**Supplied information**

>> START

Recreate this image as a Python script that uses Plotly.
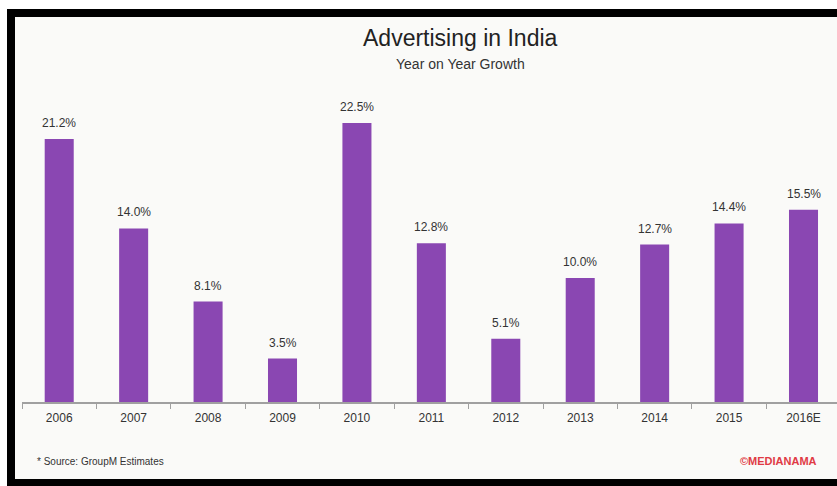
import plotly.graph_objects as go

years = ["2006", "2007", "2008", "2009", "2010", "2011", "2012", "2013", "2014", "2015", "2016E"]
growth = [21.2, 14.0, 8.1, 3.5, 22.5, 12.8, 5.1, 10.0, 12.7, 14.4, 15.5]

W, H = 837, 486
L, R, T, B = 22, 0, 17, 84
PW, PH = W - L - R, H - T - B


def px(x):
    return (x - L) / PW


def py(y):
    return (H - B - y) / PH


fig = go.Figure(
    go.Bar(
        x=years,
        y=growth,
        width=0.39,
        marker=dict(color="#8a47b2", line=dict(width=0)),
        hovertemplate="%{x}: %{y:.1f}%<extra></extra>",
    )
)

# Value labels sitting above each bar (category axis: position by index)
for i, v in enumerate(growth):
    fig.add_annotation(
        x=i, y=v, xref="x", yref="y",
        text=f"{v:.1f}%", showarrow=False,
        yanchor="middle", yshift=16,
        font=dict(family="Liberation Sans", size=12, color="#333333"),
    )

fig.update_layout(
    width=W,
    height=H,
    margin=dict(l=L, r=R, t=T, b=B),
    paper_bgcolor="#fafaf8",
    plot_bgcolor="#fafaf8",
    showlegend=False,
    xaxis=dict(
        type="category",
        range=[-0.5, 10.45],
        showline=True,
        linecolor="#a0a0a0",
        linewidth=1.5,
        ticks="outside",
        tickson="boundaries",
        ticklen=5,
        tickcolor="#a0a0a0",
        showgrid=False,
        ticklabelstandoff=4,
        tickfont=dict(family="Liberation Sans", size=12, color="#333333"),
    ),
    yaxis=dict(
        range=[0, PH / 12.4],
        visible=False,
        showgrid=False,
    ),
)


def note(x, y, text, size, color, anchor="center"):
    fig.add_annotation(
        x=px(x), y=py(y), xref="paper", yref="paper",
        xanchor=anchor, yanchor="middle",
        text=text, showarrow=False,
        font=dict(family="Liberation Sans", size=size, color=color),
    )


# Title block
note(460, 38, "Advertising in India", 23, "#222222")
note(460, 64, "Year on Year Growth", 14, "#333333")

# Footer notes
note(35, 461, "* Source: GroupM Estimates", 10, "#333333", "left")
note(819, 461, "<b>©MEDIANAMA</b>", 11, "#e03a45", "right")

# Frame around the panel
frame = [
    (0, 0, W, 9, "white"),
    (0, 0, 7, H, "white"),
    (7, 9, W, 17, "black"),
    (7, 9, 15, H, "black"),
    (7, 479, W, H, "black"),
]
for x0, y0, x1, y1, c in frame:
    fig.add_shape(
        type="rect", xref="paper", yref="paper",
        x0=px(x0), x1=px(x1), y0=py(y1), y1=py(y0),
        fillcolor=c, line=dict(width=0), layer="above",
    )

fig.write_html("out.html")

>> END
>> START

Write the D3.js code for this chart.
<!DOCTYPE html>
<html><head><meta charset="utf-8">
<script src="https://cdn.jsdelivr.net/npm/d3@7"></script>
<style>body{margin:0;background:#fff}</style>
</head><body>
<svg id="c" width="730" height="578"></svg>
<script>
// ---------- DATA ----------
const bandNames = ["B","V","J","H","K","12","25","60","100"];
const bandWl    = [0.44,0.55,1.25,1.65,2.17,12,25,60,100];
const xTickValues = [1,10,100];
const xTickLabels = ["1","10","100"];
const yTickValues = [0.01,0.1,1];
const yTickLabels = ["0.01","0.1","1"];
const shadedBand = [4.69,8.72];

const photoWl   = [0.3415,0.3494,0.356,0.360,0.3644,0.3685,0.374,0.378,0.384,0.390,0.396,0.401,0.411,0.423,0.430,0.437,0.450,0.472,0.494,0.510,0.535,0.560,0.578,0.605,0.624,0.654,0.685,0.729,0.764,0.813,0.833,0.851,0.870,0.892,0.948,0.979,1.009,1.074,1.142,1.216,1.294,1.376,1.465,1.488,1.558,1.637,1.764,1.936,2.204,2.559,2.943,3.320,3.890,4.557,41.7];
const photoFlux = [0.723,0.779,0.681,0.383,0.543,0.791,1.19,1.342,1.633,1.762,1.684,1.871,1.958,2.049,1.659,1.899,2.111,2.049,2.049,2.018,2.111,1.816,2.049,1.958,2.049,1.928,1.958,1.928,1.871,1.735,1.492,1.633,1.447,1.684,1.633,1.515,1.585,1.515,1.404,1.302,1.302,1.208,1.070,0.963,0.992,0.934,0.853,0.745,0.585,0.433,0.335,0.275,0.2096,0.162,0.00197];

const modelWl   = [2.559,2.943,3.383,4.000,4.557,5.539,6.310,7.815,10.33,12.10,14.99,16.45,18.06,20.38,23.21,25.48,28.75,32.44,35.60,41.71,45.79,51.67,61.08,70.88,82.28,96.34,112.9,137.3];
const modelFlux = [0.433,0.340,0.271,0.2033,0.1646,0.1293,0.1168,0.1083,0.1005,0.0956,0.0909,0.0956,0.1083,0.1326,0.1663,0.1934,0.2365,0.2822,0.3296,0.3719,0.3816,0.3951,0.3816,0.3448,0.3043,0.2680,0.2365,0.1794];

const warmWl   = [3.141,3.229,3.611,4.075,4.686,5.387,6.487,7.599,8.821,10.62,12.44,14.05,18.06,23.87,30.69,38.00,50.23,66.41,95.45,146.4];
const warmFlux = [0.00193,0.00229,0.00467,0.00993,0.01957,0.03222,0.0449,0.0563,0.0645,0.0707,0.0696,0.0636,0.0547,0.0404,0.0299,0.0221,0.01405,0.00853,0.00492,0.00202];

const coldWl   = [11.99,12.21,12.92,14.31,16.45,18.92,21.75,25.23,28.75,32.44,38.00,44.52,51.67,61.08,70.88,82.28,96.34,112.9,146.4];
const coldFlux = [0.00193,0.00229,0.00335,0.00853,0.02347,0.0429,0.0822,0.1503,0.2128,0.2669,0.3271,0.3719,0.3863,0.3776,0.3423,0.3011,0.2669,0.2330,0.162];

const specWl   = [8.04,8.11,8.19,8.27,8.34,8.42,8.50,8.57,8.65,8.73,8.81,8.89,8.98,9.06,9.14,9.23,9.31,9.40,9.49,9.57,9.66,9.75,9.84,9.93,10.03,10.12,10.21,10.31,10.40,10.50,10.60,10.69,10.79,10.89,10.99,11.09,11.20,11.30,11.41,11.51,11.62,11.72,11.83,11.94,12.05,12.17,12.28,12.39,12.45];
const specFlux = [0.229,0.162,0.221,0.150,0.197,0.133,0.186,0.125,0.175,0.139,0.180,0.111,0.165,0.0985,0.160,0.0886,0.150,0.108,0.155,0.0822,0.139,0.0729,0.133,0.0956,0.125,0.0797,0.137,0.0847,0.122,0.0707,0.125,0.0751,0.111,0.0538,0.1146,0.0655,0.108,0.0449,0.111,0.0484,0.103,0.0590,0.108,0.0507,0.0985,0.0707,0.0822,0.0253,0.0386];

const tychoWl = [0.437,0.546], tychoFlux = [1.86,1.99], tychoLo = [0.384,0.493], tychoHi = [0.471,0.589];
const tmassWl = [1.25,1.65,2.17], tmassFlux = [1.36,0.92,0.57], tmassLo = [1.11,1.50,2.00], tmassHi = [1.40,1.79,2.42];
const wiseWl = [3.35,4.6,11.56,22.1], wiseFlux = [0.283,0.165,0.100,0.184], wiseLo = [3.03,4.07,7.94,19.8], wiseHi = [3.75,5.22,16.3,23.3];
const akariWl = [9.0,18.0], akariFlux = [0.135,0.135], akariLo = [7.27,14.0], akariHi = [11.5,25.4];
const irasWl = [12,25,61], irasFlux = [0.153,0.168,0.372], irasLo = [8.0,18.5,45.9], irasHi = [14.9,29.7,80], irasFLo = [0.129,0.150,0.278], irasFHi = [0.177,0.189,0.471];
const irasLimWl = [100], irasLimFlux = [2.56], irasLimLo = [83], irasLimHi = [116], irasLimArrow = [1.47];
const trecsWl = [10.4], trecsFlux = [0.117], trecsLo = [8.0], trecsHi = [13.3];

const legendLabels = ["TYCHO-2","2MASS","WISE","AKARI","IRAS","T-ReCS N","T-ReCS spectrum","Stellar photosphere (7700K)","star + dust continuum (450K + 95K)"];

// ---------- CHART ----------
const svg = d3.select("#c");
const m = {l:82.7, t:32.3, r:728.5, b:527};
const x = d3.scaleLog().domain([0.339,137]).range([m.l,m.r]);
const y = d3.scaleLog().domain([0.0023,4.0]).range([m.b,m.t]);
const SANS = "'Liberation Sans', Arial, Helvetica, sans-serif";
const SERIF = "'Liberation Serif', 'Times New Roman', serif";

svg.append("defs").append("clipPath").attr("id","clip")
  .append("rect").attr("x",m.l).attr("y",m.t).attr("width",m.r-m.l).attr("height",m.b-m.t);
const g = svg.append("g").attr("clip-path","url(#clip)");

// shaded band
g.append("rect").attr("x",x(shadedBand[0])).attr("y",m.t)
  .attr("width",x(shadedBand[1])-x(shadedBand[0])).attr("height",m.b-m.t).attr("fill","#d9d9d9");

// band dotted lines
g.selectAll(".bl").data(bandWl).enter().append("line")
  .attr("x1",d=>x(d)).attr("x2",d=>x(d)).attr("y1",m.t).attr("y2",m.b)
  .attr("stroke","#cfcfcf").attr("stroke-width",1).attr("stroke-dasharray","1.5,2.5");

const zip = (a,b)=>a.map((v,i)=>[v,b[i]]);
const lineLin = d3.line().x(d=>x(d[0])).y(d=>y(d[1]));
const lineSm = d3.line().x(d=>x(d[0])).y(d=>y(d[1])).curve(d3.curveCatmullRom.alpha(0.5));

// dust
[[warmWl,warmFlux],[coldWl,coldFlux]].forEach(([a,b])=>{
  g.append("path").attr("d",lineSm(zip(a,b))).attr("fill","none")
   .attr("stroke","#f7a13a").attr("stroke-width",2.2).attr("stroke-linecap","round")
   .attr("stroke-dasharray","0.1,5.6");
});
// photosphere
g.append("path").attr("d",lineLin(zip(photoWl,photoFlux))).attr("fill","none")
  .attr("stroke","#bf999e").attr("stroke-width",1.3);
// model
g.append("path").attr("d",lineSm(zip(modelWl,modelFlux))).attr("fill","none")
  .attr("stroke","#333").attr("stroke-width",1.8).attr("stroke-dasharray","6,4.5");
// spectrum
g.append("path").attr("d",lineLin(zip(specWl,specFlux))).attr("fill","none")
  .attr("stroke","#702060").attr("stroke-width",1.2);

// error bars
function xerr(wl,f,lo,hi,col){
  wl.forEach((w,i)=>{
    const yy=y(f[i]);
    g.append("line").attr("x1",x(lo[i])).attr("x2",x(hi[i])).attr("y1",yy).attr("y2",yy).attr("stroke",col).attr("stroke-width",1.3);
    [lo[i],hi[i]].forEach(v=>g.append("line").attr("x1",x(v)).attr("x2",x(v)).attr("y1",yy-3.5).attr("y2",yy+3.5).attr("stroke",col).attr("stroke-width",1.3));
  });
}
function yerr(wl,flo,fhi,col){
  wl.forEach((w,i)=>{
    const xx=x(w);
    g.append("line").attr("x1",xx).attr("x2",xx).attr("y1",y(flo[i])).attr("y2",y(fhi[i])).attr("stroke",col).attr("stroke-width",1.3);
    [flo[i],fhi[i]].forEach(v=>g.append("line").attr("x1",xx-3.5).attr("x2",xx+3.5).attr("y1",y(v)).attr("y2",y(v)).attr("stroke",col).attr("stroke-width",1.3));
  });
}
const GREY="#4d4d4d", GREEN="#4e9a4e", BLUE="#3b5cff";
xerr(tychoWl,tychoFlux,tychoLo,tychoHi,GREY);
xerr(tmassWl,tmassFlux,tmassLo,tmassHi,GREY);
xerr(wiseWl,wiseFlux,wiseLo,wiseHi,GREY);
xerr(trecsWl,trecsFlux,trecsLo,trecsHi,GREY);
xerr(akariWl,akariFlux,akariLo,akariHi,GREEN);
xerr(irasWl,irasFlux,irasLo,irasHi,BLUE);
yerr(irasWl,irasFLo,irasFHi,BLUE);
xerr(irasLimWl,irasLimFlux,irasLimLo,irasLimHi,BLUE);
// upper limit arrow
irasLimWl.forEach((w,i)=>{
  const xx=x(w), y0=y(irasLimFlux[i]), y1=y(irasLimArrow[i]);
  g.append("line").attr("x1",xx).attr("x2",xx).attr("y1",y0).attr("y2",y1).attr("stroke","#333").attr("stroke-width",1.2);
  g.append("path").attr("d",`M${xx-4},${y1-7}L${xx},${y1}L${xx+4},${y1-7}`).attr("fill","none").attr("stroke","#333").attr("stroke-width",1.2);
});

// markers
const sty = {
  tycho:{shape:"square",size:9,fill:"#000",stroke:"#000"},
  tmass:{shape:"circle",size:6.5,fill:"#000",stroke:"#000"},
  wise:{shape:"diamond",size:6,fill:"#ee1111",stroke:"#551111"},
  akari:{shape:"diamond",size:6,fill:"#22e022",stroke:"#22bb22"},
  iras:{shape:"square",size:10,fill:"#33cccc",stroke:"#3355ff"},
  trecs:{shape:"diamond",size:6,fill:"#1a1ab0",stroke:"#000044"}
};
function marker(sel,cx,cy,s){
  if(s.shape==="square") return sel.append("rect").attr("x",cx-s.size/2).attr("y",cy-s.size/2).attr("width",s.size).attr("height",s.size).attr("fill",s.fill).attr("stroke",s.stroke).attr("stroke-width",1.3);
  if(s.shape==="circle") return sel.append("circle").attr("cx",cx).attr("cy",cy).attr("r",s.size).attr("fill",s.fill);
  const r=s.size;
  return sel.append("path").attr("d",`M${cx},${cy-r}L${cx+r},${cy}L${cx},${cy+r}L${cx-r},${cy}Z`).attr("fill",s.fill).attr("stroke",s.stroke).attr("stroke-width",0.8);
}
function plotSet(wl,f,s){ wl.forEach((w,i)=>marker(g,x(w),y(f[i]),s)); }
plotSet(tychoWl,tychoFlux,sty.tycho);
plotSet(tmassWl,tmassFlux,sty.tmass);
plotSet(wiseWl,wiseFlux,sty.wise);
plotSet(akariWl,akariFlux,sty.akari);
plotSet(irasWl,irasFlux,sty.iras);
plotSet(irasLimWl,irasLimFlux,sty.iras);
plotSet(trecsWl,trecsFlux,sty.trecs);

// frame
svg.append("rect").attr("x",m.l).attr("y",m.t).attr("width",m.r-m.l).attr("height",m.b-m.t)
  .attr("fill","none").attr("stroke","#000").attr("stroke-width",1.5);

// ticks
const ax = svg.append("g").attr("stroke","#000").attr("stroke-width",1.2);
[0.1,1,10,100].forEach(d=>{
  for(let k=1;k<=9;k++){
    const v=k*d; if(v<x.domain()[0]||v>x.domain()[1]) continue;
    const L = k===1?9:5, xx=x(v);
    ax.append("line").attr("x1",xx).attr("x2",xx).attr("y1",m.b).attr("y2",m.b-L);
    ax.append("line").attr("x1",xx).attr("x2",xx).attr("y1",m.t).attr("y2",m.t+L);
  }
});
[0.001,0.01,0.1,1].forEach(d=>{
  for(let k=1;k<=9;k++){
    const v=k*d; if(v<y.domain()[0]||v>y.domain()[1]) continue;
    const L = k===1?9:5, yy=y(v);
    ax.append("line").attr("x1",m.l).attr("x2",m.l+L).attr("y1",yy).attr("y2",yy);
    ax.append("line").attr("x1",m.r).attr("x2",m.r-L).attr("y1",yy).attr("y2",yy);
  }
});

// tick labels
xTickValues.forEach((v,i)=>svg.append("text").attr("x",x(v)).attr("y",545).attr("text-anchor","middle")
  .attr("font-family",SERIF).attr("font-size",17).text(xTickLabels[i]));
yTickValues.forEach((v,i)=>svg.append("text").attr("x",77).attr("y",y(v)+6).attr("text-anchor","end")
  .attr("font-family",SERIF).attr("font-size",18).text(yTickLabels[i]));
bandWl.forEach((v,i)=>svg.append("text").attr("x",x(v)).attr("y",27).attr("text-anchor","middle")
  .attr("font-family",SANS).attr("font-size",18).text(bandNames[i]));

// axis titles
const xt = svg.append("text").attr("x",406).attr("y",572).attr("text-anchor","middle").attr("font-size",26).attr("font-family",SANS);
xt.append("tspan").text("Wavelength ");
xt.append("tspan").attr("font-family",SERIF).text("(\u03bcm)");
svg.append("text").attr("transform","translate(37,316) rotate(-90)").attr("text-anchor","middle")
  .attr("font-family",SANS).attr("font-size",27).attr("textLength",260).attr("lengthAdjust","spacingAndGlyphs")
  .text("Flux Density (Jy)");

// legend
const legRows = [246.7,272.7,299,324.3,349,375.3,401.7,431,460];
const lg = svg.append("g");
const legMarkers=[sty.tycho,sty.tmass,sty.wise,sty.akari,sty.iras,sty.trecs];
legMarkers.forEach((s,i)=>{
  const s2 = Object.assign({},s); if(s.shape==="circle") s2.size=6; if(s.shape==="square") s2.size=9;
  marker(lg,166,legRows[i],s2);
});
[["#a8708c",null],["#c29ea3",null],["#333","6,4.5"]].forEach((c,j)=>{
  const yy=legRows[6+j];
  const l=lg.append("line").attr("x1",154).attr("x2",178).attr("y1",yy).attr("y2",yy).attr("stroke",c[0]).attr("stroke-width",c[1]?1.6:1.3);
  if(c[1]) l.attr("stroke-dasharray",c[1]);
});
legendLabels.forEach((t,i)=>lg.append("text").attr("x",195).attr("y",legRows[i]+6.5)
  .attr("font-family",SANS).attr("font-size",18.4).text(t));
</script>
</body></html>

>> END
>> START

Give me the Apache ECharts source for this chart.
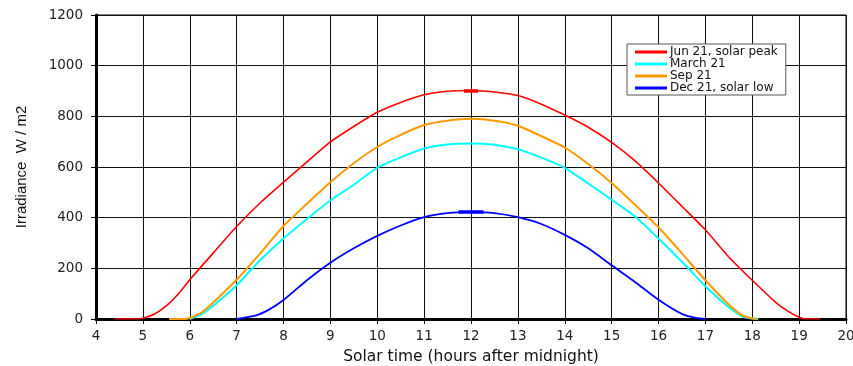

>> END

**Brief**
Of the lines above, copy each that contains "script".

**Response below**
Recreate this image as a Python script that uses Plotly.
<script src="https://cdn.jsdelivr.net/npm/d3@7"></script>
<script>
</script>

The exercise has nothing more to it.